Jonah Lehrer, the super star science writer, has resigned from The New Yorker and admitted that quotes that he attributed to Bob Dylan in his latest book, Imagine, don’t exist.
The New York Times‘ Media Decoder blog received a statement from Lehrer in which he admits the quotes in question “either did not exist, were unintentional misquotations, or represented improper combinations of previously existing quotes.”
“I understand the gravity of my position. I want to apologize to everyone I have let down, especially my editors and readers. I also owe a sincere apology to Mr. Moynihan. I will do my best to correct the record and ensure that my misquotations and mistakes are fixed. I have resigned my position as staff writer at The New Yorker.”
A journalist for Tablet Magazine, Michael C. Moynihan, was the first to question the Dylan quotes.
As Moynihan explains in a piece today, he is a huge Dylan fan and some of the quotes sounded suspect. When he first approached Lehrer, after doing some research, Lehrer lied about the quotes.

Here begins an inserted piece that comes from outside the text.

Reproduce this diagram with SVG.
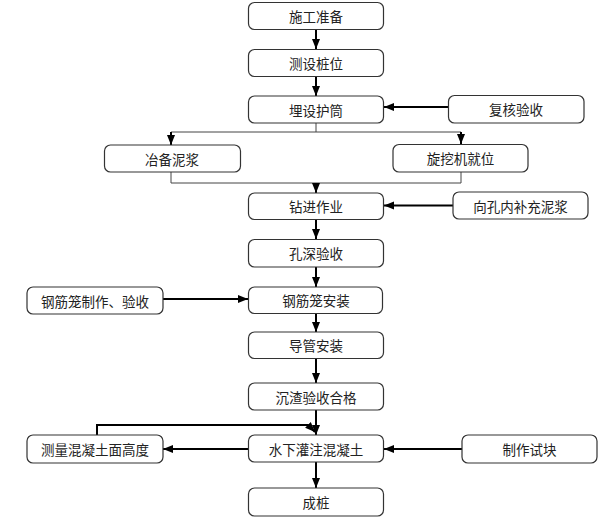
<svg xmlns="http://www.w3.org/2000/svg" width="610" height="522" viewBox="0 0 610 522">
<style>
.b{fill:#fff;stroke:#333;stroke-width:1.2}
.t{font-family:"Noto Sans CJK SC","Noto Sans",sans-serif;font-size:13.5px;fill:#222;text-anchor:middle;dominant-baseline:central}
.c{fill:none;stroke:#000;stroke-width:2}
.g{fill:none;stroke:#444;stroke-width:1}
</style>
<defs>
<marker id="a" markerUnits="userSpaceOnUse" markerWidth="10" markerHeight="10" viewBox="0 0 10 10" refX="10" refY="5" orient="auto">
<path d="M0,1 L10,5 L0,9 Z" fill="#000"/>
</marker>
</defs>
<rect width="610" height="522" fill="#fff"/>
<g id="connectors">
<path class="c" d="M316,29.5 V49" marker-end="url(#a)"/>
<path class="c" d="M316,76.5 V96" marker-end="url(#a)"/>
<path class="c" d="M448,107 H384" marker-end="url(#a)"/>
<path class="g" d="M316,123 V132 M171,132 H461"/>
<path class="c" d="M171,132 V145" marker-end="url(#a)"/>
<path class="c" d="M461,132 V144" marker-end="url(#a)"/>
<path class="g" d="M171,172 V183 M461,172 V183 M171,183 H461"/>
<path class="c" d="M316,183 V193" marker-end="url(#a)"/>
<path class="c" d="M453,205.5 H384" marker-end="url(#a)"/>
<path class="c" d="M316,219.5 V239" marker-end="url(#a)"/>
<path class="c" d="M316,267 V287" marker-end="url(#a)"/>
<path class="c" d="M163,299 H248" marker-end="url(#a)"/>
<path class="c" d="M316,313 V332" marker-end="url(#a)"/>
<path class="c" d="M316,358.5 V383" marker-end="url(#a)"/>
<path class="c" d="M316,410 V435" marker-end="url(#a)"/>
<path class="c" d="M97,435 V425 H308 L315,432" marker-end="url(#a)"/>
<path class="c" d="M248,449 H163" marker-end="url(#a)"/>
<path class="c" d="M462,449 H384" marker-end="url(#a)"/>
<path class="c" d="M316,462 V488" marker-end="url(#a)"/>
</g>
<g id="n1"><rect class="b" x="248.5" y="2.5" width="135" height="27" rx="6"/><text class="t" x="316" y="16">施工准备</text></g>
<g id="n2"><rect class="b" x="248.5" y="49.5" width="135" height="27" rx="6"/><text class="t" x="316" y="63">测设桩位</text></g>
<g id="n3"><rect class="b" x="248.5" y="96" width="135" height="27" rx="6"/><text class="t" x="316" y="109.5">埋设护筒</text></g>
<g id="n4"><rect class="b" x="448.5" y="95.5" width="135.5" height="27.5" rx="6"/><text class="t" x="516" y="109">复核验收</text></g>
<g id="n5"><rect class="b" x="104.5" y="145" width="136" height="27" rx="6"/><text class="t" x="172" y="158.5">冶备泥浆</text></g>
<g id="n6"><rect class="b" x="393" y="144.5" width="135" height="27.5" rx="6"/><text class="t" x="460.5" y="158">旋挖机就位</text></g>
<g id="n7"><rect class="b" x="248.5" y="193" width="135" height="26.5" rx="6"/><text class="t" x="316" y="206">钻进作业</text></g>
<g id="n8"><rect class="b" x="453" y="192" width="135" height="27" rx="6"/><text class="t" x="520.5" y="205.5">向孔内补充泥浆</text></g>
<g id="n9"><rect class="b" x="248.5" y="239.5" width="135" height="27.5" rx="6"/><text class="t" x="316" y="253">孔深验收</text></g>
<g id="n10"><rect class="b" x="27" y="287" width="136" height="27" rx="6"/><text class="t" x="95" y="300.5">钢筋笼制作、验收</text></g>
<g id="n11"><rect class="b" x="248.5" y="287" width="134" height="26.5" rx="6"/><text class="t" x="316" y="300">钢筋笼安装</text></g>
<g id="n12"><rect class="b" x="248.5" y="332" width="135" height="26.5" rx="6"/><text class="t" x="316" y="345">导管安装</text></g>
<g id="n13"><rect class="b" x="248.5" y="383" width="135" height="27" rx="6"/><text class="t" x="316" y="396.5">沉渣验收合格</text></g>
<g id="n14"><rect class="b" x="27" y="435" width="136" height="28" rx="6"/><text class="t" x="95" y="449">测量混凝土面高度</text></g>
<g id="n15"><rect class="b" x="248.5" y="435" width="135" height="27" rx="6"/><text class="t" x="316" y="448.5">水下灌注混凝土</text></g>
<g id="n16"><rect class="b" x="462" y="435" width="135" height="28" rx="6"/><text class="t" x="529.5" y="449">制作试块</text></g>
<g id="n17"><rect class="b" x="248.5" y="488" width="135" height="28" rx="6"/><text class="t" x="316" y="502">成桩</text></g>
</svg>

He told him that some of the quotes came from an extended and unreleased interview Dylan gave for the Martin Scorsese’s documentary No Direction Home. In other instances, Lehrer told him that quotes had come from a radio show hosted by Dylan. There were no transcriptions for the show and it ran for three years, so fact-checking it would have been difficult.
Here’s the money paragraph from Moynihan’s piece:
“Over the next three weeks, Lehrer stonewalled, misled and, eventually, outright lied to me. Yesterday, Lehrer finally confessed that he has never met or corresponded with Jeff Rosen, Dylan’s manager; he has never seen an unexpurgated version of Dylan’s interview for No Direction Home, something he offered up to stymie my search; that a missing quote he claimed could be found in an episode of Dylan’s ‘Theme Time Radio Hour’ cannot , in fact, be found there; and that a 1995 radio interview, supposedly available in a printed collection of Dylan interviews called The Fiddler Now Upspoke, also didn’t exist. When, three weeks after our first contact, I asked Lehrer to explain his deceptions, he responded, for the first time in our communication, forthrightly: ‘I couldn’t find the original sources,’ he said. ‘I panicked. And I’m deeply sorry for lying.’”
The New Yorker has not yet issued a statement. Lehrer caused a bit of controversy in June when he admitted he had recycled some of his work on his blogs.